START Collected material
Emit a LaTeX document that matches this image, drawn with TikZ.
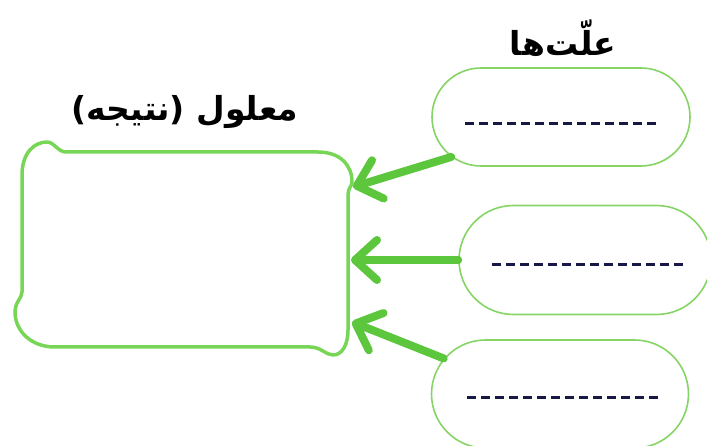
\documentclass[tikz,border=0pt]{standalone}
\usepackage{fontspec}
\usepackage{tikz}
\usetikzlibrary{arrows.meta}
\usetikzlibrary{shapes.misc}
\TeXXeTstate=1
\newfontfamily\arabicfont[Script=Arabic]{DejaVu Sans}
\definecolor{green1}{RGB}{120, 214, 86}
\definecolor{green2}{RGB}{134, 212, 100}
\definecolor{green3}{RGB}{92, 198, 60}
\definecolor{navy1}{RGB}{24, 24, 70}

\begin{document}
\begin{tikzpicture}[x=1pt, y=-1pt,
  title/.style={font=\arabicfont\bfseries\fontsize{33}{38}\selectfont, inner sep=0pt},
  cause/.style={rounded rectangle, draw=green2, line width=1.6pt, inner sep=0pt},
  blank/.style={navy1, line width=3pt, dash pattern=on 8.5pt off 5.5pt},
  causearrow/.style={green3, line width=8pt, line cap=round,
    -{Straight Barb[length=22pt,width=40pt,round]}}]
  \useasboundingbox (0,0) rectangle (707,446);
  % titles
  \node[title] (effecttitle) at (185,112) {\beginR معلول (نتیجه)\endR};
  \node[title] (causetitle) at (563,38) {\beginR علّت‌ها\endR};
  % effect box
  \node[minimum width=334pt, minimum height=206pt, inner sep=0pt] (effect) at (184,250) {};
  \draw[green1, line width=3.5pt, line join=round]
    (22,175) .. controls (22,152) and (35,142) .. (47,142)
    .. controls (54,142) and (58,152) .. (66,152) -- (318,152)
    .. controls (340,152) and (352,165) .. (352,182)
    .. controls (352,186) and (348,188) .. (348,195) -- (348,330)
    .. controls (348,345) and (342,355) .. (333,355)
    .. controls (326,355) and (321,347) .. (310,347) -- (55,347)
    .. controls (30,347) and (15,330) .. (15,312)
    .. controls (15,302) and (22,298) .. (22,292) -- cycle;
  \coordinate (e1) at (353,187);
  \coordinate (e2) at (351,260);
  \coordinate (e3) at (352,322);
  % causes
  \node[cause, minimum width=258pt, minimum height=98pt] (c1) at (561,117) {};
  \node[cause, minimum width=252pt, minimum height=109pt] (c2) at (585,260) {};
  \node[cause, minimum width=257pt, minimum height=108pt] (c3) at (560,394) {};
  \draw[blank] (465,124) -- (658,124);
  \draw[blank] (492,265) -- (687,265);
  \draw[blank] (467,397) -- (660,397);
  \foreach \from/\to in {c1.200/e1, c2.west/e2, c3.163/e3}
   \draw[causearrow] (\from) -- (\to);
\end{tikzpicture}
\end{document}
END Collected material
▶ **Task requirements**: Reproduce each line exactly as it appears, omitting the pictures.

▶ **The completed task**:
Emit a LaTeX document that matches this image, drawn with TikZ.
\documentclass[tikz,border=0pt]{standalone}
\usepackage{fontspec}
\usepackage{tikz}
\usetikzlibrary{arrows.meta}
\usetikzlibrary{shapes.misc}
\TeXXeTstate=1
\newfontfamily\arabicfont[Script=Arabic]{DejaVu Sans}
\definecolor{green1}{RGB}{120, 214, 86}
\definecolor{green2}{RGB}{134, 212, 100}
\definecolor{green3}{RGB}{92, 198, 60}
\definecolor{navy1}{RGB}{24, 24, 70}

\begin{document}
\begin{tikzpicture}[x=1pt, y=-1pt,
  title/.style={font=\arabicfont\bfseries\fontsize{33}{38}\selectfont, inner sep=0pt},
  cause/.style={rounded rectangle, draw=green2, line width=1.6pt, inner sep=0pt},
  blank/.style={navy1, line width=3pt, dash pattern=on 8.5pt off 5.5pt},
  causearrow/.style={green3, line width=8pt, line cap=round,
    -{Straight Barb[length=22pt,width=40pt,round]}}]
  \useasboundingbox (0,0) rectangle (707,446);
  % titles
  \node[title] (effecttitle) at (185,112) {\beginR معلول (نتیجه)\endR};
  \node[title] (causetitle) at (563,38) {\beginR علّت‌ها\endR};
  % effect box
  \node[minimum width=334pt, minimum height=206pt, inner sep=0pt] (effect) at (184,250) {};
  \draw[green1, line width=3.5pt, line join=round]
    (22,175) .. controls (22,152) and (35,142) .. (47,142)
    .. controls (54,142) and (58,152) .. (66,152) -- (318,152)
    .. controls (340,152) and (352,165) .. (352,182)
    .. controls (352,186) and (348,188) .. (348,195) -- (348,330)
    .. controls (348,345) and (342,355) .. (333,355)
    .. controls (326,355) and (321,347) .. (310,347) -- (55,347)
    .. controls (30,347) and (15,330) .. (15,312)
    .. controls (15,302) and (22,298) .. (22,292) -- cycle;
  \coordinate (e1) at (353,187);
  \coordinate (e2) at (351,260);
  \coordinate (e3) at (352,322);
  % causes
  \node[cause, minimum width=258pt, minimum height=98pt] (c1) at (561,117) {};
  \node[cause, minimum width=252pt, minimum height=109pt] (c2) at (585,260) {};
  \node[cause, minimum width=257pt, minimum height=108pt] (c3) at (560,394) {};
  \draw[blank] (465,124) -- (658,124);
  \draw[blank] (492,265) -- (687,265);
  \draw[blank] (467,397) -- (660,397);
  \foreach \from/\to in {c1.200/e1, c2.west/e2, c3.163/e3}
   \draw[causearrow] (\from) -- (\to);
\end{tikzpicture}
\end{document}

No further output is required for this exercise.